# TASK BRIEF
Could you repeat, exactly as they stand, the lines between the one with "What Plotly code" and the one with "efficiency = [0.5, 1.0, 2.8, 3.8, 9.7, 13.8]", inclusive, minus the pictures?

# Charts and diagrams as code
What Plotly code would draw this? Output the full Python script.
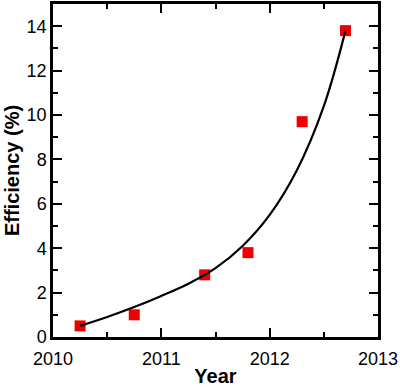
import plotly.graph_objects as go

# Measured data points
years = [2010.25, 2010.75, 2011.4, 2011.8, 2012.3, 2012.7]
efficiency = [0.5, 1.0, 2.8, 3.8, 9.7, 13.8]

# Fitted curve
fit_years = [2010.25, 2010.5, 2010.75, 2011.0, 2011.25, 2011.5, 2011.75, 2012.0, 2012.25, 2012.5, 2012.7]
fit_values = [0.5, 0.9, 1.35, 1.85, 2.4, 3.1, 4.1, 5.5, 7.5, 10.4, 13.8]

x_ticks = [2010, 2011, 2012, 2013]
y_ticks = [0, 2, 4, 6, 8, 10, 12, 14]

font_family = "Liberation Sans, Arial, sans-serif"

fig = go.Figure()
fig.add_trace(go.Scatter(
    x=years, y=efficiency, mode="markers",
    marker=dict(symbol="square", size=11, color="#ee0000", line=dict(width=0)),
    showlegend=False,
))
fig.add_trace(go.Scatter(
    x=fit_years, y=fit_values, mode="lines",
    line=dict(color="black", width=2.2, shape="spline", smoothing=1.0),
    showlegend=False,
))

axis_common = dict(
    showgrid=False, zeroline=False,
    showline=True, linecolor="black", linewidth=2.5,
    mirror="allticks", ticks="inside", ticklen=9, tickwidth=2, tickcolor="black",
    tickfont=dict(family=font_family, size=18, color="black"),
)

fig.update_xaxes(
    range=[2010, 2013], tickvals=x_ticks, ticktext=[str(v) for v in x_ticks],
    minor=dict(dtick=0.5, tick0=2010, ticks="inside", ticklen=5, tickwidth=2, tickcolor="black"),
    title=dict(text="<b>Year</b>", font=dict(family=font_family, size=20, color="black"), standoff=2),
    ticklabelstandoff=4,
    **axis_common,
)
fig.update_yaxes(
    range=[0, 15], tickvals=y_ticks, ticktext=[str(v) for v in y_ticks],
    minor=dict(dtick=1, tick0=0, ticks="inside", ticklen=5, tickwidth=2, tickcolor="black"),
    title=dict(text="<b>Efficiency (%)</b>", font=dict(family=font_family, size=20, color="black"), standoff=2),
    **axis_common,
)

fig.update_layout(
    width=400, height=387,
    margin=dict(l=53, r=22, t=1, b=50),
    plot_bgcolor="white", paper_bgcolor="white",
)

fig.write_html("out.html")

...

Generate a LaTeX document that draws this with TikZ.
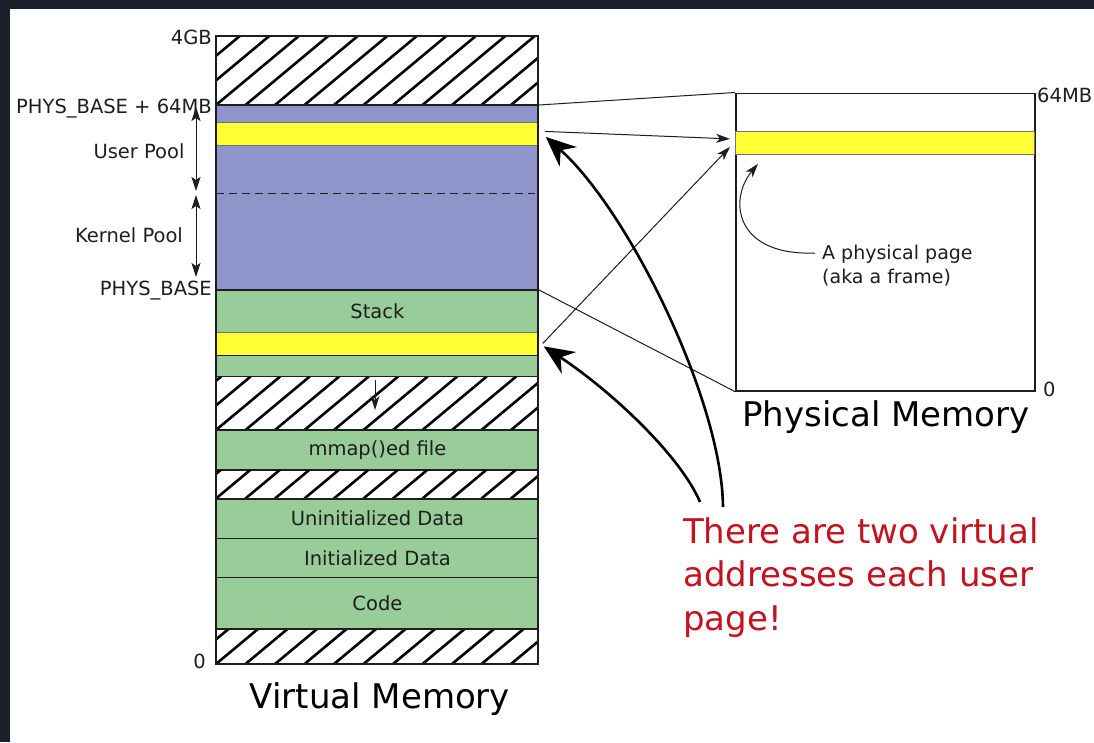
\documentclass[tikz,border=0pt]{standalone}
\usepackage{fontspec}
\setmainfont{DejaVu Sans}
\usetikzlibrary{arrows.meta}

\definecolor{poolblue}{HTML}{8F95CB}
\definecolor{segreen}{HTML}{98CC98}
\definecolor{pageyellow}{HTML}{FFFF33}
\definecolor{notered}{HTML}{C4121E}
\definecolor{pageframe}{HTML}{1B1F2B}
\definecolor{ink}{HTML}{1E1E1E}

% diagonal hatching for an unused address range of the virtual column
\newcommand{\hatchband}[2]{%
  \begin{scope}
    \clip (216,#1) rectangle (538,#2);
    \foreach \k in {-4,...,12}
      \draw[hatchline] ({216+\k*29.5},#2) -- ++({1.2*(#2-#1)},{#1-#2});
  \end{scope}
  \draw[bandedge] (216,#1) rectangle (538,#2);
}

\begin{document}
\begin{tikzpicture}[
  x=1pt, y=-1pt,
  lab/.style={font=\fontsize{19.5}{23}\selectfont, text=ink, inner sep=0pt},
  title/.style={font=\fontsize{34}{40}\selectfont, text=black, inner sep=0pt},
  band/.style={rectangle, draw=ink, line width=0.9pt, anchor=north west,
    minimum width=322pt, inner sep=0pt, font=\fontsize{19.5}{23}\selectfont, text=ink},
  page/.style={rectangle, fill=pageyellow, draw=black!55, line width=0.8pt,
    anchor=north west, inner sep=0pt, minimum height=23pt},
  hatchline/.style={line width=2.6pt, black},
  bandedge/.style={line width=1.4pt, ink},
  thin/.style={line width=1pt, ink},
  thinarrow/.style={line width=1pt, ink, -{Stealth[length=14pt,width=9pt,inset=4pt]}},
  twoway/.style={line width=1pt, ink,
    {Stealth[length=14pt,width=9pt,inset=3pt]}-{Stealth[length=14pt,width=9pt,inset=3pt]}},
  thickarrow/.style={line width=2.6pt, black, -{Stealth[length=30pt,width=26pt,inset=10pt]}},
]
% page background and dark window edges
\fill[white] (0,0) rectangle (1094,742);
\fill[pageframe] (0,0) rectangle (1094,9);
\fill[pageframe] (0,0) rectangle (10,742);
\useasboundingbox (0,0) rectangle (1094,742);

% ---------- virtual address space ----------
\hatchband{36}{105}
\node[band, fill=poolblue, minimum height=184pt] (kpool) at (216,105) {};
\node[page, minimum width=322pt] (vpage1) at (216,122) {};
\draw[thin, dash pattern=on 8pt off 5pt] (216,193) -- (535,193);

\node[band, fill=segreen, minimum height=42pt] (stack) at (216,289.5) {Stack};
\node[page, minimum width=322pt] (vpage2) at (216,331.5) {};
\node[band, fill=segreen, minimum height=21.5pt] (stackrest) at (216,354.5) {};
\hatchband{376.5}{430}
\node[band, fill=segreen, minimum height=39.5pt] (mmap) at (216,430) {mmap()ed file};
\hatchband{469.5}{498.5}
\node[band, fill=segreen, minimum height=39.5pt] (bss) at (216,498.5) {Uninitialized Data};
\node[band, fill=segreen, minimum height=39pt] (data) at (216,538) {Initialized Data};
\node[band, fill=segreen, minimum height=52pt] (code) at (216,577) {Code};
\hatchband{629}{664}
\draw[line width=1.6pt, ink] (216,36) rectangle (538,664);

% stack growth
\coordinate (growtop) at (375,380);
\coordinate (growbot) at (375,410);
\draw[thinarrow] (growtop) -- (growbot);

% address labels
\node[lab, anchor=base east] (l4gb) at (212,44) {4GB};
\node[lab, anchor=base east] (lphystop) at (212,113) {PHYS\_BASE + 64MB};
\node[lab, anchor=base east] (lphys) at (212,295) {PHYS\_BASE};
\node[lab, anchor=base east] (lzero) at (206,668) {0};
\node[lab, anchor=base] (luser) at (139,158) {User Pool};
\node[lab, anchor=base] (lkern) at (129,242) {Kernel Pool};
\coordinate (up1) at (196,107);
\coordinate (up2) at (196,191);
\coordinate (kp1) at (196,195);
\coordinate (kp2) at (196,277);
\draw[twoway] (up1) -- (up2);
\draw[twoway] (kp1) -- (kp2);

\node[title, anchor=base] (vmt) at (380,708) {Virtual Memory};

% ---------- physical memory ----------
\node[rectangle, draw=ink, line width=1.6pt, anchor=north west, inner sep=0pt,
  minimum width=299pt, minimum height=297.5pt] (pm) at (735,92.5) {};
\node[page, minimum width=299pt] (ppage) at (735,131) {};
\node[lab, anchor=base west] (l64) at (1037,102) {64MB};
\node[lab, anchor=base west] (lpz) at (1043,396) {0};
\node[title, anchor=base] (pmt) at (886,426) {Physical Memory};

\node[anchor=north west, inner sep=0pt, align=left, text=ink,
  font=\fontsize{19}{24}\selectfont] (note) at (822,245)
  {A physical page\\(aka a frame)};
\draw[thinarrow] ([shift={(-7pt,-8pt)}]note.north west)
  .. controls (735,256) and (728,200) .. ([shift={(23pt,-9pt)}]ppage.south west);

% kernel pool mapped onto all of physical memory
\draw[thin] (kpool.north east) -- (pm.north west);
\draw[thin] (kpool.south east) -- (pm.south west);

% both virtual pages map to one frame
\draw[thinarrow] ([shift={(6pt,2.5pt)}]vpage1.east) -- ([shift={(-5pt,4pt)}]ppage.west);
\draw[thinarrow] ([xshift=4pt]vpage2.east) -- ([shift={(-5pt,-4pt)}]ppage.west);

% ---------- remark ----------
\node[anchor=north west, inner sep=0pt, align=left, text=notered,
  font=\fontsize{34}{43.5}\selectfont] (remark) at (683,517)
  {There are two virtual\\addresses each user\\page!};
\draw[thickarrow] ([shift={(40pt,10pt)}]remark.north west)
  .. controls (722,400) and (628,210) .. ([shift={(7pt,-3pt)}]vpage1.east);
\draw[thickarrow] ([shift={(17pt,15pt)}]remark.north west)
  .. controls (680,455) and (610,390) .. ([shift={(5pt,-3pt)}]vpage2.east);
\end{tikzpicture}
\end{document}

---

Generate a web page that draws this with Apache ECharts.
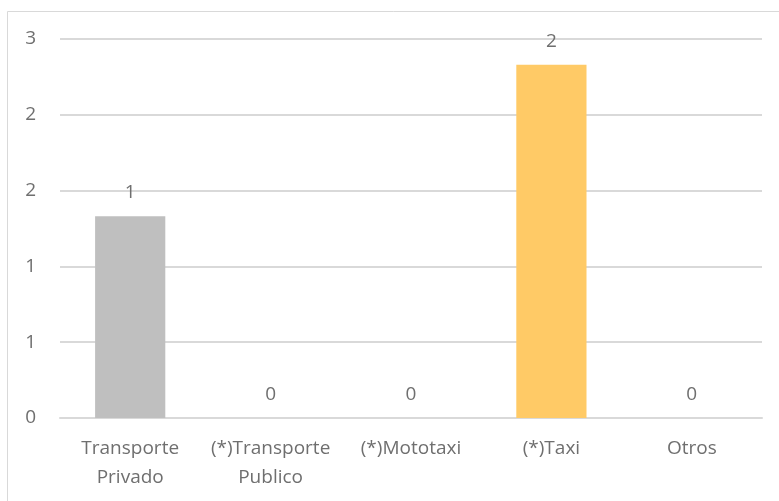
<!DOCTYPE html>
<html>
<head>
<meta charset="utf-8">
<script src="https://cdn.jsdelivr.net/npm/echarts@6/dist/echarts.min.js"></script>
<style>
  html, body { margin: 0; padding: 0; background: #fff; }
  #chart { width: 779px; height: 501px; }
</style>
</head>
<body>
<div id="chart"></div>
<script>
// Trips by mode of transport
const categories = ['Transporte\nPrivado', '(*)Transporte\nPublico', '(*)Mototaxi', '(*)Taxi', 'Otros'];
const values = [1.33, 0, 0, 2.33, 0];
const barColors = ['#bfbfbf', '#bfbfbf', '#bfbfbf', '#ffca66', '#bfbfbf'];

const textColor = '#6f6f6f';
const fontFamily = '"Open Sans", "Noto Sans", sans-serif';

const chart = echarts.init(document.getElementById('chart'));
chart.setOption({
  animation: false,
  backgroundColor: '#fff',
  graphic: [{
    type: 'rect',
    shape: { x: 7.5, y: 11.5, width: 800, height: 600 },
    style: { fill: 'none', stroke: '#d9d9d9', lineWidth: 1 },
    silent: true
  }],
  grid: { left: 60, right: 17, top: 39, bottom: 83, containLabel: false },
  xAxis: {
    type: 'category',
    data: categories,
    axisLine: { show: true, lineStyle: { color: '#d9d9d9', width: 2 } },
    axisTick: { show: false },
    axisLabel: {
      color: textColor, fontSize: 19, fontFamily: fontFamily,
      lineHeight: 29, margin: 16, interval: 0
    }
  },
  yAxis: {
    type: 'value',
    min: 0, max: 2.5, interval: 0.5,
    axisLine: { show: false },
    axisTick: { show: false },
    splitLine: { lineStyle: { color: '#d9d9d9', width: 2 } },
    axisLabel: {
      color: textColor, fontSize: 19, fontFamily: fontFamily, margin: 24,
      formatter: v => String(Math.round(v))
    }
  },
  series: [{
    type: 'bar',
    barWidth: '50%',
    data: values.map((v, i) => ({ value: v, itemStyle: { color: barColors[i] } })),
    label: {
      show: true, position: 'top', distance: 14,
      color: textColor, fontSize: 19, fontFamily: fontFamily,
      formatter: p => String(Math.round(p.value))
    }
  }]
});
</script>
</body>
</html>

# FINAL RESULT
What Plotly code would draw this? Output the full Python script.
import plotly.graph_objects as go

# Measured data points
years = [2010.25, 2010.75, 2011.4, 2011.8, 2012.3, 2012.7]
efficiency = [0.5, 1.0, 2.8, 3.8, 9.7, 13.8]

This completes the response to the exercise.